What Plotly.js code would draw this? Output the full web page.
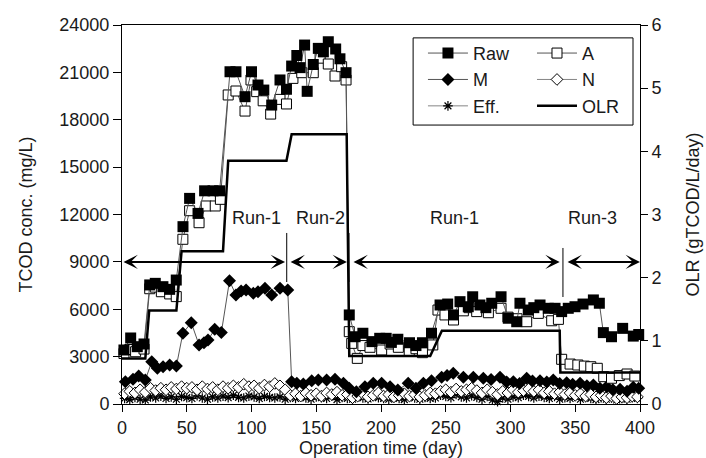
<!DOCTYPE html>
<html>
<head>
<meta charset="utf-8">
<script src="https://cdn.plot.ly/plotly-3.0.1.min.js"></script>
<style>
html,body{margin:0;padding:0;background:#fff;}
#chart{width:706px;height:458px;}
</style>
</head>
<body>
<div id="chart"></div>
<script>
// ---- Data ----
const rawDay = [1.5, 6.7, 11.8, 17, 21.4, 25.7, 31.6, 36.8, 41.9, 47.1, 52.2, 58.7, 63.8, 70.3, 75.4, 83.4, 88, 95, 100, 105, 109.5, 115.6, 122, 127, 131, 135, 137.5, 141, 143, 147.7, 151.6, 155.5, 159.3, 165, 168.3, 173, 175.5, 180, 186, 193, 199, 204, 208, 213, 222, 227, 232, 239, 245.6, 251.5, 256, 261, 267.4, 270.8, 276.4, 281, 285.5, 292.7, 298.3, 304.8, 307.3, 313.7, 318, 322.8, 329.2, 334.4, 339.5, 344.6, 349.8, 356, 364, 368.6, 371.7, 378, 386.6, 394.8, 399];
const rawTCOD = [3420, 4180, 3630, 3800, 7540, 7640, 7430, 7260, 7850, 11230, 13020, 12070, 13500, 13500, 13500, 21040, 21040, 19460, 21040, 20200, 19880, 18930, 20520, 19930, 21400, 22070, 21300, 22730, 19800, 21500, 22520, 22300, 22940, 22480, 21860, 20980, 5640, 4260, 4480, 3950, 4160, 4160, 3900, 4100, 3880, 3700, 3880, 4480, 6270, 6330, 5640, 6480, 6160, 6790, 6270, 6100, 6380, 6790, 5430, 5210, 6380, 5950, 6100, 6270, 6060, 6060, 5850, 6060, 6160, 6330, 6590, 6380, 4520, 4260, 4790, 4300, 4400];

const aDay = [1.5, 6, 10.5, 17, 21.4, 25.7, 30.4, 36.8, 41.9, 47, 52.2, 59.5, 65, 72, 76, 82, 88, 95, 99.6, 104, 109, 114.8, 122, 127, 132, 138.8, 147.7, 153, 159.3, 164.5, 169.6, 173, 175.5, 177.4, 181.7, 186, 191.5, 200.5, 207, 213.4, 221.8, 227, 232, 240, 244, 249.4, 256, 263.6, 268, 273.9, 282.9, 292.7, 298, 305, 312.5, 321.5, 331.8, 337, 339.5, 346, 352, 357, 362, 367, 372, 378, 384, 390, 396];
const aTCOD = [3200, 3450, 3310, 3480, 7300, 7400, 7110, 6970, 6800, 10430, 12240, 11480, 12540, 12540, 12960, 19570, 19820, 18550, 20520, 19780, 19200, 18360, 19290, 19000, 20620, 20980, 20980, 21900, 21530, 20770, 21360, 20520, 4580, 3840, 2890, 3700, 3590, 3420, 3800, 3590, 3380, 3500, 3250, 3740, 5950, 5640, 5320, 5900, 6100, 5850, 5780, 6060, 5500, 5400, 5210, 5740, 5270, 5360, 2830, 2530, 2470, 2400, 2360, 2260, 1730, 1630, 1800, 1900, 1770];

const mDay = [2.6, 8.5, 12.9, 18, 23, 27.3, 31.7, 36.8, 42, 47, 53.5, 59.5, 63.3, 66.4, 71.6, 76.7, 83, 88, 92, 95.8, 101.4, 105, 110.4, 115.6, 122, 128, 131, 135, 140, 146.5, 151.6, 158, 164.5, 171, 175.5, 181, 187.6, 194, 200.5, 207, 213, 221, 227, 232.7, 239, 246.8, 251, 255.8, 263.6, 271.3, 279, 285, 291.9, 297, 302.2, 307, 312.5, 317, 322.8, 328, 333, 338, 343.4, 348, 353.7, 359, 364, 369, 374.3, 379, 384.6, 390, 394.8, 399];
const mTCOD = [1410, 1560, 1770, 1520, 2680, 2260, 2360, 2470, 2400, 4480, 5150, 3740, 3880, 4050, 4730, 4520, 7800, 6900, 7150, 7220, 7010, 7110, 7330, 6900, 7330, 7220, 1410, 1310, 1270, 1480, 1520, 1520, 1560, 1310, 990, 780, 1100, 1310, 1310, 1100, 890, 1310, 1000, 1310, 1480, 1690, 1800, 1940, 1690, 1690, 1630, 1550, 1690, 1400, 1410, 1300, 1630, 1450, 1480, 1400, 1520, 1300, 1350, 1250, 1310, 1150, 1200, 1000, 1100, 900, 930, 800, 1060, 990];

const nDay = [2, 6, 10, 14, 18, 22, 26, 30, 34, 38, 42, 46, 50, 54, 58, 62, 66, 70, 74, 78, 82, 86, 90, 94, 98, 102, 106, 110, 114, 118, 122, 126, 130, 134, 138, 142, 146, 150, 154, 158, 162, 166, 170, 174, 178, 182, 186, 190, 194, 198, 202, 206, 210, 214, 218, 222, 226, 230, 234, 238, 242, 246, 250, 254, 258, 262, 266, 270, 274, 278, 282, 286, 290, 294, 298, 302, 306, 310, 314, 318, 322, 326, 330, 334, 338, 342, 346, 350, 354, 358, 362, 366, 370, 374, 378, 382, 386, 390, 394, 398];
const nTCOD = [650, 800, 700, 900, 750, 1000, 850, 1000, 900, 1050, 950, 1100, 1000, 1050, 900, 1100, 950, 1050, 900, 1100, 1000, 1150, 1050, 1250, 1100, 1150, 1000, 1200, 1100, 1300, 1150, 900, 550, 650, 500, 700, 550, 650, 500, 700, 600, 750, 550, 600, 400, 500, 650, 450, 550, 700, 500, 600, 450, 550, 650, 500, 600, 450, 550, 700, 650, 800, 900, 750, 950, 800, 900, 1000, 850, 700, 900, 750, 600, 800, 700, 900, 750, 850, 950, 800, 900, 700, 800, 650, 750, 600, 700, 550, 650, 500, 600, 450, 550, 400, 500, 350, 450, 400, 500, 450];

const effDay = [2, 6, 10, 14, 18, 22, 26, 30, 34, 38, 42, 46, 50, 54, 58, 62, 66, 70, 74, 78, 82, 86, 90, 94, 98, 102, 106, 110, 114, 118, 122, 126, 130, 134, 138, 142, 146, 150, 154, 158, 162, 166, 170, 174, 178, 182, 186, 190, 194, 198, 202, 206, 210, 214, 218, 222, 226, 230, 234, 238, 242, 246, 250, 254, 258, 262, 266, 270, 274, 278, 282, 286, 290, 294, 298, 302, 306, 310, 314, 318, 322, 326, 330, 334, 338, 342, 346, 350, 354, 358, 362, 366, 370, 374, 378, 382, 386, 390, 394, 398];
const effTCOD = [350, 280, 420, 300, 250, 450, 380, 500, 350, 450, 300, 480, 400, 350, 520, 380, 300, 450, 380, 500, 400, 550, 420, 380, 500, 450, 350, 480, 420, 380, 450, 300, 420, 350, 480, 380, 300, 450, 400, 350, 500, 280, 420, 350, 300, 450, 380, 320, 480, 400, 350, 300, 420, 350, 280, 450, 380, 300, 420, 350, 380, 550, 480, 400, 600, 450, 380, 520, 420, 300, 480, 250, 150, 380, 300, 450, 400, 550, 480, 380, 500, 420, 350, 480, 300, 400, 350, 480, 300, 420, 350, 280, 400, 300, 380, 250, 350, 300, 400, 350];

const olrDay = [0, 18, 21, 42, 46, 78, 82, 127, 131, 173.5, 175.5, 238, 247, 338, 338.5, 400];
const olrVal = [0.72, 0.72, 1.48, 1.48, 2.42, 2.42, 3.85, 3.85, 4.27, 4.27, 0.76, 0.76, 1.16, 1.16, 0.5, 0.5];

// Run periods (double arrows at TCOD 9000)
const runLabels = ['Run-1', 'Run-2', 'Run-1', 'Run-3'];
const runStart = [0, 129, 177.6, 342.9];
const runEnd = [125.9, 173.7, 338, 400];
const runLabelDay = [104, 153, 257, 363];
const runArrowLevel = 9000;
const runLabelLevel = 11780;
const sepDay = [127.2, 175.3, 340.5];
const sepTop = [10830, 10830, 9880];
const sepBottom = [7725, 7725, 6775];

const xTicks = [0, 50, 100, 150, 200, 250, 300, 350, 400];
const yTicks = [0, 3000, 6000, 9000, 12000, 15000, 18000, 21000, 24000];
const y2Ticks = [0, 1, 2, 3, 4, 5, 6];

// ---- Styles ----
const FONT = 'Liberation Sans, Arial, Helvetica, sans-serif';
const TXT = '#1a1a1a';
const connector = {color: '#555', width: 1};

const traces = [
  {x: effDay, y: effTCOD, name: 'Eff.', mode: 'lines+markers', legend: 'legend', legendrank: 3,
   line: {color: '#666', width: 0.8},
   marker: {symbol: 'asterisk-open', size: 8, color: '#000', line: {color: '#000', width: 1.2}},
   cliponaxis: false},
  {x: nDay, y: nTCOD, name: 'N', mode: 'lines+markers', legend: 'legend2', legendrank: 2,
   line: {color: '#666', width: 0.8},
   marker: {symbol: 'diamond', size: 9, color: '#fff', line: {color: '#000', width: 1}},
   cliponaxis: false},
  {x: mDay, y: mTCOD, name: 'M', mode: 'lines+markers', legend: 'legend', legendrank: 2,
   line: connector,
   marker: {symbol: 'diamond', size: 10, color: '#000', line: {color: '#000', width: 0}},
   cliponaxis: false},
  {x: aDay, y: aTCOD, name: 'A', mode: 'lines+markers', legend: 'legend2', legendrank: 1,
   line: connector,
   marker: {symbol: 'square', size: 10, color: '#fff', line: {color: '#000', width: 1}},
   cliponaxis: false},
  {x: rawDay, y: rawTCOD, name: 'Raw', mode: 'lines+markers', legend: 'legend', legendrank: 1,
   line: connector,
   marker: {symbol: 'square', size: 11, color: '#000', line: {color: '#000', width: 0}},
   cliponaxis: false},
  {x: olrDay, y: olrVal, name: 'OLR', mode: 'lines', yaxis: 'y2', legend: 'legend2', legendrank: 3,
   line: {color: '#000', width: 2.5}, cliponaxis: false}
];

const annotations = [];
for (let i = 0; i < runLabels.length; i++) {
  annotations.push({
    x: runEnd[i], y: runArrowLevel, ax: runStart[i], ay: runArrowLevel,
    xref: 'x', yref: 'y', axref: 'x', ayref: 'y',
    text: '', showarrow: true, arrowside: 'end+start',
    arrowhead: 3, startarrowhead: 3, arrowsize: 1.2, startarrowsize: 1.2,
    arrowwidth: 2, arrowcolor: '#000', standoff: 0, startstandoff: 0
  });
  annotations.push({
    x: runLabelDay[i], y: runLabelLevel, xref: 'x', yref: 'y',
    text: runLabels[i], showarrow: false,
    font: {family: FONT, size: 18, color: TXT}
  });
}

const shapes = [];
for (let i = 0; i < sepDay.length; i++) {
  shapes.push({type: 'line', xref: 'x', yref: 'y', x0: sepDay[i], x1: sepDay[i],
    y0: sepBottom[i], y1: sepTop[i], line: {color: '#000', width: 1}});
}
// legend frame
shapes.push({type: 'rect', xref: 'paper', yref: 'paper', x0: 0.562, x1: 0.9865, y0: 0.736, y1: 0.966,
  line: {color: '#000', width: 1}, fillcolor: '#fff', layer: 'above'});

const legendCommon = {
  yanchor: 'top', xanchor: 'left', y: 0.974,
  bgcolor: 'rgba(0,0,0,0)', borderwidth: 0,
  font: {family: FONT, size: 18, color: TXT},
  itemwidth: 40, tracegroupgap: 0, traceorder: 'normal'
};

const layout = {
  width: 706, height: 458,
  margin: {l: 122, r: 66, t: 25, b: 54, pad: 0},
  paper_bgcolor: '#fff', plot_bgcolor: '#fff',
  font: {family: FONT, size: 18, color: TXT},
  showlegend: true,
  legend: Object.assign({}, legendCommon, {x: 0.581}),
  legend2: Object.assign({}, legendCommon, {x: 0.7915}),
  xaxis: {
    range: [0, 400], tickvals: xTicks, ticktext: xTicks.map(String),
    ticks: 'outside', ticklen: 7, tickwidth: 1, tickcolor: '#000',
    showline: true, linecolor: '#000', linewidth: 1, mirror: true,
    showgrid: false, zeroline: false,
    tickfont: {family: FONT, size: 18, color: TXT},
    title: {text: 'Operation time (day)', font: {family: FONT, size: 18, color: TXT}, standoff: 6}
  },
  yaxis: {
    range: [0, 24000], tickvals: yTicks, ticktext: yTicks.map(String),
    ticks: 'outside', ticklen: 8, tickwidth: 1, tickcolor: '#000',
    showline: true, linecolor: '#000', linewidth: 1,
    showgrid: false, zeroline: false,
    tickfont: {family: FONT, size: 18, color: TXT},
    title: {text: 'TCOD conc. (mg/L)', font: {family: FONT, size: 18, color: TXT}, standoff: 22}
  },
  yaxis2: {
    range: [0, 6], tickvals: y2Ticks, ticktext: y2Ticks.map(String),
    overlaying: 'y', side: 'right',
    ticks: 'outside', ticklen: 7, tickwidth: 1, tickcolor: '#000',
    showline: true, linecolor: '#000', linewidth: 1,
    showgrid: false, zeroline: false,
    tickfont: {family: FONT, size: 18, color: TXT},
    title: {text: 'OLR (gTCOD/L/day)', font: {family: FONT, size: 18, color: TXT}, standoff: 25}
  },
  annotations: annotations,
  shapes: shapes
};

Plotly.newPlot('chart', traces, layout, {staticPlot: true, displayModeBar: false});
</script>
</body>
</html>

--- Set task ---
Without the pictures, return the listing above from its first line through the line that has "4790, 4300, 4400];".

--- Answer to the task ---
What Plotly.js code would draw this? Output the full web page.
<!DOCTYPE html>
<html>
<head>
<meta charset="utf-8">
<script src="https://cdn.plot.ly/plotly-3.0.1.min.js"></script>
<style>
html,body{margin:0;padding:0;background:#fff;}
#chart{width:706px;height:458px;}
</style>
</head>
<body>
<div id="chart"></div>
<script>
// ---- Data ----
const rawDay = [1.5, 6.7, 11.8, 17, 21.4, 25.7, 31.6, 36.8, 41.9, 47.1, 52.2, 58.7, 63.8, 70.3, 75.4, 83.4, 88, 95, 100, 105, 109.5, 115.6, 122, 127, 131, 135, 137.5, 141, 143, 147.7, 151.6, 155.5, 159.3, 165, 168.3, 173, 175.5, 180, 186, 193, 199, 204, 208, 213, 222, 227, 232, 239, 245.6, 251.5, 256, 261, 267.4, 270.8, 276.4, 281, 285.5, 292.7, 298.3, 304.8, 307.3, 313.7, 318, 322.8, 329.2, 334.4, 339.5, 344.6, 349.8, 356, 364, 368.6, 371.7, 378, 386.6, 394.8, 399];
const rawTCOD = [3420, 4180, 3630, 3800, 7540, 7640, 7430, 7260, 7850, 11230, 13020, 12070, 13500, 13500, 13500, 21040, 21040, 19460, 21040, 20200, 19880, 18930, 20520, 19930, 21400, 22070, 21300, 22730, 19800, 21500, 22520, 22300, 22940, 22480, 21860, 20980, 5640, 4260, 4480, 3950, 4160, 4160, 3900, 4100, 3880, 3700, 3880, 4480, 6270, 6330, 5640, 6480, 6160, 6790, 6270, 6100, 6380, 6790, 5430, 5210, 6380, 5950, 6100, 6270, 6060, 6060, 5850, 6060, 6160, 6330, 6590, 6380, 4520, 4260, 4790, 4300, 4400];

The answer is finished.